Scotland politics

Christine Grahame says SNP MSPs 'should challenge government'

Christine Grahame
Image caption Christine Grahame has been an SNP MSP since the Scottish Parliament was established in 1999

A senior SNP MSP has called on her fellow backbenchers to do more to hold the Scottish government to account.

Christine Grahame said too few of the party's MSPs were willing to take on the government as whips are "too good at their job".

And she said members of the ruling party could do more to hold a government to account than the opposition.

Ms Grahame is a deputy presiding officer in the Scottish Parliament.

She was responding to a speech to international economists at Holyrood by Alice Rivlin, first director of the US Congressional Budget Office.

Ms Rivlin was discussing the challenges faced by independent fiscal bodies in the era of President Donald Trump and "fake news".

'Loyalty and discipline'

During her keynote address, Ms Rivlin told the conference: "One might think that it would be easier for a president to win battles with Congress if his own political party had a majority in both chambers, and sometimes that's true.
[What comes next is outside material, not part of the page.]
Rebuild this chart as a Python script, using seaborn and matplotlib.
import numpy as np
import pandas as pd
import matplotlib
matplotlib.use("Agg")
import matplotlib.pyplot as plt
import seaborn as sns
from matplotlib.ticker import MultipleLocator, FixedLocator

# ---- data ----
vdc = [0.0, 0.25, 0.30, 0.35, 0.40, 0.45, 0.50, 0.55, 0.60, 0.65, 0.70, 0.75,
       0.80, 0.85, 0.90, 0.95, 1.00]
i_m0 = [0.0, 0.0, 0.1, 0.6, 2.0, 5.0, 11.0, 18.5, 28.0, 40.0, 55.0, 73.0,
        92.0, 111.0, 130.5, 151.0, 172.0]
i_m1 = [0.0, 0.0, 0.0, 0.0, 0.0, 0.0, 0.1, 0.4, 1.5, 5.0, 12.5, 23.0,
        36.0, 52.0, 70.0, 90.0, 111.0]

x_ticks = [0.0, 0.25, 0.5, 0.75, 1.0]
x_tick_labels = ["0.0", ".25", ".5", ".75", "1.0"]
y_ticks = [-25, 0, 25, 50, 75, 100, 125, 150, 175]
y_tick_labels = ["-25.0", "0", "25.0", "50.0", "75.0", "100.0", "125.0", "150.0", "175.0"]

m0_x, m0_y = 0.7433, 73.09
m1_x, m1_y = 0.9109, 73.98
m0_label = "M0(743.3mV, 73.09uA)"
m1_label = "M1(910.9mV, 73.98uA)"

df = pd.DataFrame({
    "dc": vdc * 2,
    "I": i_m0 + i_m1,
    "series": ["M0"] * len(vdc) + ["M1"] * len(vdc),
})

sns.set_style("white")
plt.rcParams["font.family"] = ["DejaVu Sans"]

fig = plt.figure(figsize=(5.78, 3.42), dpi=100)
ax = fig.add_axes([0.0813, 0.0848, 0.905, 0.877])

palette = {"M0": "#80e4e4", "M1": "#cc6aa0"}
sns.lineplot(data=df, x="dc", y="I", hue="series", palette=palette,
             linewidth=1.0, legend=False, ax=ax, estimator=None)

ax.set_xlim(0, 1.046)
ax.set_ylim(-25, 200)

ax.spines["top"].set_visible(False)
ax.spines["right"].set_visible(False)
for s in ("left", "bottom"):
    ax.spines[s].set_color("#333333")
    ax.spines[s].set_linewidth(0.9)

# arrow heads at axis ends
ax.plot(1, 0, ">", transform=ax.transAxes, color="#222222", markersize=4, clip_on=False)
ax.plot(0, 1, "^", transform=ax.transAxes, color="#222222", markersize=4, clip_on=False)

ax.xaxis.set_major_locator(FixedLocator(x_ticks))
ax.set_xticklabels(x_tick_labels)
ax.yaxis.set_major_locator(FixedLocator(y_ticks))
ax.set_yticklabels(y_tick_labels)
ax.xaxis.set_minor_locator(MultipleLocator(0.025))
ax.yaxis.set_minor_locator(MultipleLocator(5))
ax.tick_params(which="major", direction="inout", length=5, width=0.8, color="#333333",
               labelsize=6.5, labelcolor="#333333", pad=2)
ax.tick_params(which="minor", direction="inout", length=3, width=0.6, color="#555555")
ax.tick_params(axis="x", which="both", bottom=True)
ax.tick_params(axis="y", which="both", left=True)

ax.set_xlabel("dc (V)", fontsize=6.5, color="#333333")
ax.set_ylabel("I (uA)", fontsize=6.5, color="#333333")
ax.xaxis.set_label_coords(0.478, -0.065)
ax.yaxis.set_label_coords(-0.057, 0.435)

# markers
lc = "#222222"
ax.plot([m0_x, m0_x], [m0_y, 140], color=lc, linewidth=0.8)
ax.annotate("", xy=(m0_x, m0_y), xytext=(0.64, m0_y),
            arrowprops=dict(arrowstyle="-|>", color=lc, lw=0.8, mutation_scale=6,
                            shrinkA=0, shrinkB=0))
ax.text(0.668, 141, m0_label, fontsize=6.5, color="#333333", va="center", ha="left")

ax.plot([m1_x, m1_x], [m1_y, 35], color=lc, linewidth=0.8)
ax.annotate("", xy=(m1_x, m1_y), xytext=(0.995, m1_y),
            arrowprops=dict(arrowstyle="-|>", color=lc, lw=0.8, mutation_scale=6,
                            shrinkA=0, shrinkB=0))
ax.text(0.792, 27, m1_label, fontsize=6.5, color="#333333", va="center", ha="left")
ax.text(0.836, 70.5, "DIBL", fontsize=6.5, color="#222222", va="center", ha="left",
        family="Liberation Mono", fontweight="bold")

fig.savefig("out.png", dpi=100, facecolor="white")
"But party loyalty and discipline have not been strong features of American democracy, unlike many of the parliaments you come from, as President Donald Trump is in the process of discovering."

Ms Grahame, the MSP for Midlothian South, Tweeddale and Lauderdale, responded: "What you said about the Republicans in Congress not always working en bloc, I have to say I'd like to see more of that in Scotland.

"We're a very small parliament and we tend to find that the whips are too good at their job and there are too few - I'm one of them, I have to praise myself - backbenchers who are prepared to take on their government.

"And it's really backbenchers or members of the ruling party that can bring their government to account more than any opposition."

'Political tribalism'

She said the possibility of a second independence referendum is likely to lead to "political tribalism and fewer examples of being able to work together" in Scotland.

The conference took place following the launch of the independent Scottish Fiscal Commission, which will produce the country's official economic and fiscal forecasts.

In her speech, Ms Rivlin warned the new body faced "trying times" at a time of "falsehood, fake news and high tolerance for unverified claims".

She said: "Independent budget officials and parliamentary budgeteers are caught in the middle of this trying to do their jobs, produce accurate, relevant estimates and projections and keep the nation's fiscal house in order.

"It's hardest for the newcomers who have not yet established a track record and gained the respect of contending politicians and the public."

But she added: "I have faith that providing the good information to elected representatives that you are all providing is still the best formula for good public policy making."